**Aim of the task:** Extract word for word the lines of the listing from its start to the line holding "const avgHeavy = 420;", both ends kept; pictures are not part of the copy.
----- Collected data -----
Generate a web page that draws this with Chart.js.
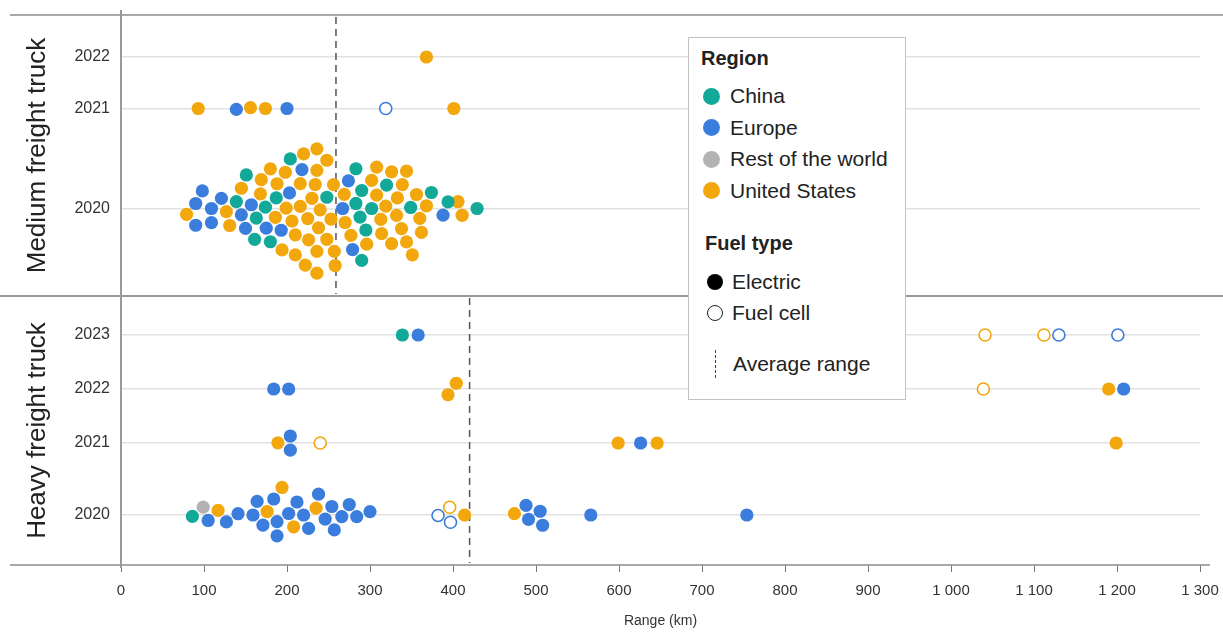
<!DOCTYPE html>
<html>
<head>
<meta charset="utf-8">
<script src="https://cdn.jsdelivr.net/npm/chart.js@4.4.1/dist/chart.umd.min.js"></script>
<style>
  html, body { margin: 0; padding: 0; background: #ffffff; }
  #wrap { position: relative; width: 1223px; height: 632px; overflow: hidden; }
  #chart { position: absolute; left: 0; top: 0; }
  #legend { position: absolute; left: 688px; top: 37px; width: 218px; height: 363px;
    box-sizing: border-box; border: 1.5px solid #c2c2c2; background: #ffffff;
    font-family: 'Liberation Sans', Arial, sans-serif; color: #222; }
  #legend .t { position: absolute; font-weight: bold; font-size: 20px; line-height: 24px; white-space: nowrap; }
  #legend .lab { position: absolute; font-size: 21px; line-height: 24px; white-space: nowrap; }
  #legend .dot { position: absolute; border-radius: 50%; box-sizing: border-box; }
  #legend .dash { position: absolute; width: 0; border-left: 1.5px dashed #444; }
</style>
</head>
<body>
<div id="wrap">
  <canvas id="chart" width="1223" height="632"></canvas>
  <div id="legend"></div>
</div>
<script>
// ---------------- DATA ----------------
const regions = ['China', 'Europe', 'Rest of the world', 'United States'];
const regionColors = ['#12a998', '#3b7ddc', '#b3b3b3', '#f2a70d'];
const fuelTypes = ['Electric', 'Fuel cell'];
const segments = ['Medium freight truck', 'Heavy freight truck'];
const mediumYears = ['2022', '2021', '2020'];
const heavyYears = ['2023', '2022', '2021', '2020'];
const xTickValues = [0, 100, 200, 300, 400, 500, 600, 700, 800, 900, 1000, 1100, 1200, 1300];

// Average range (km)
const avgMedium = 259;
const avgHeavy = 420;

// Medium freight truck ranges (km)
const medium2022US = [368];
const medium2021US = [93, 156, 174, 401];
const medium2021Europe = [139, 200];
const medium2021EuropeFC = [319];
const medium2020China = [139, 151, 161, 163, 174, 180, 187, 204, 248, 283, 283, 288, 290, 290, 295, 302, 320, 349, 374, 394, 429];
const medium2020Europe = [90, 90, 98, 109, 109, 121, 145, 150, 157, 175, 193, 203, 218, 267, 274, 279, 388];
const medium2020US = [79, 127, 131, 145, 168, 169, 180, 186, 188, 194, 198, 199, 206, 210, 210, 216, 216, 220, 222, 225,
  226, 230, 234, 236, 236, 236, 236, 238, 240, 248, 248, 253, 256, 257, 258, 269, 270, 277, 296, 302,
  308, 308, 313, 314, 319, 326, 326, 332, 333, 338, 339, 344, 344, 351, 356, 360, 362, 368, 406, 411];

// Heavy freight truck ranges (km)
const heavy2023China = [339];
const heavy2023Europe = [358];
const heavy2023USFC = [1041, 1112];
const heavy2023EuropeFC = [1130, 1201];
const heavy2022Europe = [184, 202, 1208];
const heavy2022US = [394, 404, 1190];
const heavy2022USFC = [1039];
const heavy2021US = [189, 599, 646, 1199];
const heavy2021Europe = [204, 204, 626];
const heavy2021USFC = [240];
const heavy2020China = [86];
const heavy2020Rest = [99];
const heavy2020US = [117, 176, 194, 208, 235, 414, 474];
const heavy2020Europe = [105, 127, 141, 159, 164, 171, 184, 188, 188, 202, 212, 220, 226, 238, 246, 254, 257, 266, 275, 284, 300,
  488, 491, 505, 508, 566, 754];
const heavy2020EuropeFC = [382, 397];
const heavy2020USFC = [396];

// ---------------- LAYOUT (not data) ----------------
// vertical position of each row (px below the top frame line)
const rowPositions = { m2022: 42, m2021: 93.5, m2020: 193.5, h2023: 320, h2022: 374, h2021: 428, h2020: 500 };
const rowLabels = { m2022: mediumYears[0], m2021: mediumYears[1], m2020: mediumYears[2],
  h2023: heavyYears[0], h2022: heavyYears[1], h2021: heavyYears[2], h2020: heavyYears[3] };
const panelRanges = { medium: [0, 281], heavy: [281, 550] };
const DOT_R = 6.6;
const SWARM_D = 14.2;
const FONT = "'Liberation Sans', Arial, sans-serif";

const seriesDefs = [
  ['m2022', 'United States', 'Electric', medium2022US],
  ['m2021', 'United States', 'Electric', medium2021US],
  ['m2021', 'Europe', 'Electric', medium2021Europe],
  ['m2021', 'Europe', 'Fuel cell', medium2021EuropeFC],
  ['m2020', 'China', 'Electric', medium2020China],
  ['m2020', 'Europe', 'Electric', medium2020Europe],
  ['m2020', 'United States', 'Electric', medium2020US],
  ['h2023', 'China', 'Electric', heavy2023China],
  ['h2023', 'Europe', 'Electric', heavy2023Europe],
  ['h2023', 'United States', 'Fuel cell', heavy2023USFC],
  ['h2023', 'Europe', 'Fuel cell', heavy2023EuropeFC],
  ['h2022', 'Europe', 'Electric', heavy2022Europe],
  ['h2022', 'United States', 'Electric', heavy2022US],
  ['h2022', 'United States', 'Fuel cell', heavy2022USFC],
  ['h2021', 'United States', 'Electric', heavy2021US],
  ['h2021', 'Europe', 'Electric', heavy2021Europe],
  ['h2021', 'United States', 'Fuel cell', heavy2021USFC],
  ['h2020', 'China', 'Electric', heavy2020China],
  ['h2020', 'Rest of the world', 'Electric', heavy2020Rest],
  ['h2020', 'United States', 'Electric', heavy2020US],
  ['h2020', 'Europe', 'Electric', heavy2020Europe],
  ['h2020', 'Europe', 'Fuel cell', heavy2020EuropeFC],
  ['h2020', 'United States', 'Fuel cell', heavy2020USFC]
];

const datasets = seriesDefs.map(([row, region, fuel, values]) => {
  const col = regionColors[regions.indexOf(region)];
  const electric = fuel === fuelTypes[0];
  return {
    type: 'scatter',
    swarm: true,
    label: region + ' - ' + fuel,
    data: values.map(v => ({ x: v, y: rowPositions[row], row: row })),
    pointRadius: electric ? DOT_R : DOT_R - 0.6,
    pointHoverRadius: DOT_R,
    pointStyle: 'circle',
    backgroundColor: electric ? col : '#ffffff',
    borderColor: col,
    borderWidth: electric ? 0 : 1.6,
    order: 1
  };
});

function avgLine(value, range) {
  return {
    type: 'line',
    data: [{ x: value, y: range[0] + 2 }, { x: value, y: range[1] - 2 }],
    borderColor: '#555555', borderWidth: 1.5, borderDash: [7, 5],
    pointRadius: 0, fill: false, order: 5
  };
}
datasets.push(avgLine(avgMedium, panelRanges.medium));
datasets.push(avgLine(avgHeavy, panelRanges.heavy));

const rowKeys = Object.keys(rowPositions);

function fmtKm(v) { return String(v).replace(/\B(?=(\d{3})+(?!\d))/g, ' '); }

const framePlugin = {
  id: 'frame',
  beforeDatasetsDraw(chart) {
    const { ctx, scales: { y }, chartArea: a } = chart;
    const ln = (x1, y1, x2, y2, w, c) => {
      ctx.beginPath(); ctx.lineWidth = w; ctx.strokeStyle = c;
      ctx.moveTo(x1, y1); ctx.lineTo(x2, y2); ctx.stroke();
    };
    ctx.save();
    const yTop = y.getPixelForValue(panelRanges.medium[0]);
    const ySplit = y.getPixelForValue(panelRanges.heavy[0]);
    const yBot = y.getPixelForValue(panelRanges.heavy[1]);
    ln(10, yTop, chart.width, yTop, 1.5, '#8c8c8c');
    ln(0, ySplit, chart.width, ySplit, 2, '#999999');
    ln(10, yBot, 1210, yBot, 1.5, '#8c8c8c');
    ln(a.left, 10, a.left, yBot + 3, 2, '#999999');
    ctx.restore();
  },
  afterDraw(chart) {
    const { ctx, scales: { y } } = chart;
    ctx.save();
    ctx.fillStyle = '#222';
    ctx.font = '26px ' + FONT;
    ctx.textAlign = 'center';
    ctx.textBaseline = 'middle';
    [[segments[0], panelRanges.medium], [segments[1], panelRanges.heavy]].forEach(([txt, r]) => {
      const mid = (y.getPixelForValue(r[0]) + y.getPixelForValue(r[1])) / 2;
      ctx.save();
      ctx.translate(38, mid);
      ctx.rotate(-Math.PI / 2);
      ctx.fillText(txt, 0, 0);
      ctx.restore();
    });
    ctx.restore();
  }
};

const chart = new Chart(document.getElementById('chart'), {
  type: 'scatter',
  data: { datasets },
  plugins: [framePlugin],
  options: {
    responsive: false,
    animation: false,
    events: [],
    layout: { padding: { left: 0, right: 23, top: 15, bottom: 0 } },
    plugins: { legend: { display: false }, tooltip: { enabled: false } },
    scales: {
      x: {
        type: 'linear', min: 0, max: 1300,
        afterBuildTicks: s => { s.ticks = xTickValues.map(v => ({ value: v })); },
        ticks: { callback: v => fmtKm(v), font: { size: 15, family: FONT }, color: '#333', padding: 10, maxRotation: 0, autoSkip: false },
        grid: { drawOnChartArea: false, drawTicks: true, tickLength: 7, color: '#777', lineWidth: 1 },
        border: { display: false },
        title: { display: true, text: 'Range (km)', font: { size: 14, family: FONT }, color: '#333', padding: { top: 0, bottom: 2 } },
        afterFit: s => { s.height = 67; s.paddingLeft = 0; s.paddingRight = 0; }
      },
      y: {
        type: 'linear', reverse: true, min: 0, max: 550,
        afterBuildTicks: s => { s.ticks = rowKeys.map(k => ({ value: rowPositions[k] })); },
        ticks: { callback: (v, i) => rowLabels[rowKeys[i]], font: { size: 16, family: FONT }, color: '#333', padding: 11, autoSkip: false },
        grid: { color: '#e2e2e2', lineWidth: 1.5, drawTicks: false },
        border: { display: false },
        afterFit: s => { s.width = 121; s.paddingTop = 0; s.paddingBottom = 0; }
      }
    }
  }
});

// Beeswarm placement computed from the library's own scales
function layoutSwarm(ch) {
  const xs = ch.scales.x, ys = ch.scales.y;
  const groups = {};
  ch.data.datasets.forEach((ds, di) => {
    if (!ds.swarm) return;
    ds.data.forEach((p, i) => {
      (groups[p.row] = groups[p.row] || []).push({ p, px: xs.getPixelForValue(p.x), dy: 0 });
    });
  });
  const D2 = SWARM_D * SWARM_D;
  Object.keys(groups).forEach(row => {
    const pts = groups[row].sort((a, b) => a.px - b.px);
    const placed = [];
    pts.forEach(pt => {
      const cands = [0];
      placed.forEach(q => {
        const dx = pt.px - q.px;
        if (Math.abs(dx) < SWARM_D) {
          const h = Math.sqrt(D2 - dx * dx);
          cands.push(q.dy + h, q.dy - h);
        }
      });
      cands.sort((a, b) => (Math.abs(a) - Math.abs(b)) || (a - b));
      const ok = c => placed.every(q => {
        const dx = pt.px - q.px, dy = c - q.dy;
        return dx * dx + dy * dy >= D2 - 0.05;
      });
      pt.dy = cands.find(ok);
      placed.push(pt);
    });
    // center each small touching cluster around its row line
    const seen = new Set();
    placed.forEach((s0, idx) => {
      if (seen.has(idx)) return;
      const comp = [idx]; seen.add(idx);
      for (let k = 0; k < comp.length; k++) {
        const a = placed[comp[k]];
        placed.forEach((b, j) => {
          if (seen.has(j)) return;
          const dx = a.px - b.px, dy = a.dy - b.dy;
          if (dx * dx + dy * dy <= (SWARM_D + 0.6) ** 2) { seen.add(j); comp.push(j); }
        });
      }
      if (comp.length > 1 && comp.length < 10) {
        const mean = comp.reduce((s, j) => s + placed[j].dy, 0) / comp.length;
        comp.forEach(j => { placed[j].dy -= mean; });
      }
    });
    const base = ys.getPixelForValue(rowPositions[row]);
    placed.forEach(pt => { pt.p.y = ys.getValueForPixel(base + pt.dy); });
  });
}
layoutSwarm(chart);
chart.update('none');

// ---------------- LEGEND (HTML, built from the arrays) ----------------
(function buildLegend() {
  const lg = document.getElementById('legend');
  const add = (cls, style, text) => {
    const d = document.createElement('div');
    d.className = cls;
    Object.assign(d.style, style);
    if (text) d.textContent = text;
    lg.appendChild(d);
    return d;
  };
  add('t', { left: '12px', top: '8px' }, 'Region');
  regions.forEach((r, i) => {
    const cy = 58 + i * 31.5;
    add('dot', { left: (22 - 8.5) + 'px', top: (cy - 8.5) + 'px', width: '17px', height: '17px', background: regionColors[i] });
    add('lab', { left: '41px', top: (cy - 12) + 'px' }, r);
  });
  add('t', { left: '16px', top: '193px' }, 'Fuel type');
  fuelTypes.forEach((f, i) => {
    const cy = 244 + i * 31;
    const st = { left: (26 - 8) + 'px', top: (cy - 8) + 'px', width: '16px', height: '16px' };
    if (i === 0) st.background = '#000'; else { st.border = '1.5px solid #222'; st.background = '#fff'; }
    add('dot', st);
    add('lab', { left: '43px', top: (cy - 12) + 'px' }, f);
  });
  add('dash', { left: '26px', top: '312px', height: '28px' });
  add('lab', { left: '44px', top: '314px' }, 'Average range');
})();
</script>
</body>
</html>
-----
**Written response:**
Generate a web page that draws this with Chart.js.
<!DOCTYPE html>
<html>
<head>
<meta charset="utf-8">
<script src="https://cdn.jsdelivr.net/npm/chart.js@4.4.1/dist/chart.umd.min.js"></script>
<style>
  html, body { margin: 0; padding: 0; background: #ffffff; }
  #wrap { position: relative; width: 1223px; height: 632px; overflow: hidden; }
  #chart { position: absolute; left: 0; top: 0; }
  #legend { position: absolute; left: 688px; top: 37px; width: 218px; height: 363px;
    box-sizing: border-box; border: 1.5px solid #c2c2c2; background: #ffffff;
    font-family: 'Liberation Sans', Arial, sans-serif; color: #222; }
  #legend .t { position: absolute; font-weight: bold; font-size: 20px; line-height: 24px; white-space: nowrap; }
  #legend .lab { position: absolute; font-size: 21px; line-height: 24px; white-space: nowrap; }
  #legend .dot { position: absolute; border-radius: 50%; box-sizing: border-box; }
  #legend .dash { position: absolute; width: 0; border-left: 1.5px dashed #444; }
</style>
</head>
<body>
<div id="wrap">
  <canvas id="chart" width="1223" height="632"></canvas>
  <div id="legend"></div>
</div>
<script>
// ---------------- DATA ----------------
const regions = ['China', 'Europe', 'Rest of the world', 'United States'];
const regionColors = ['#12a998', '#3b7ddc', '#b3b3b3', '#f2a70d'];
const fuelTypes = ['Electric', 'Fuel cell'];
const segments = ['Medium freight truck', 'Heavy freight truck'];
const mediumYears = ['2022', '2021', '2020'];
const heavyYears = ['2023', '2022', '2021', '2020'];
const xTickValues = [0, 100, 200, 300, 400, 500, 600, 700, 800, 900, 1000, 1100, 1200, 1300];

// Average range (km)
const avgMedium = 259;
const avgHeavy = 420;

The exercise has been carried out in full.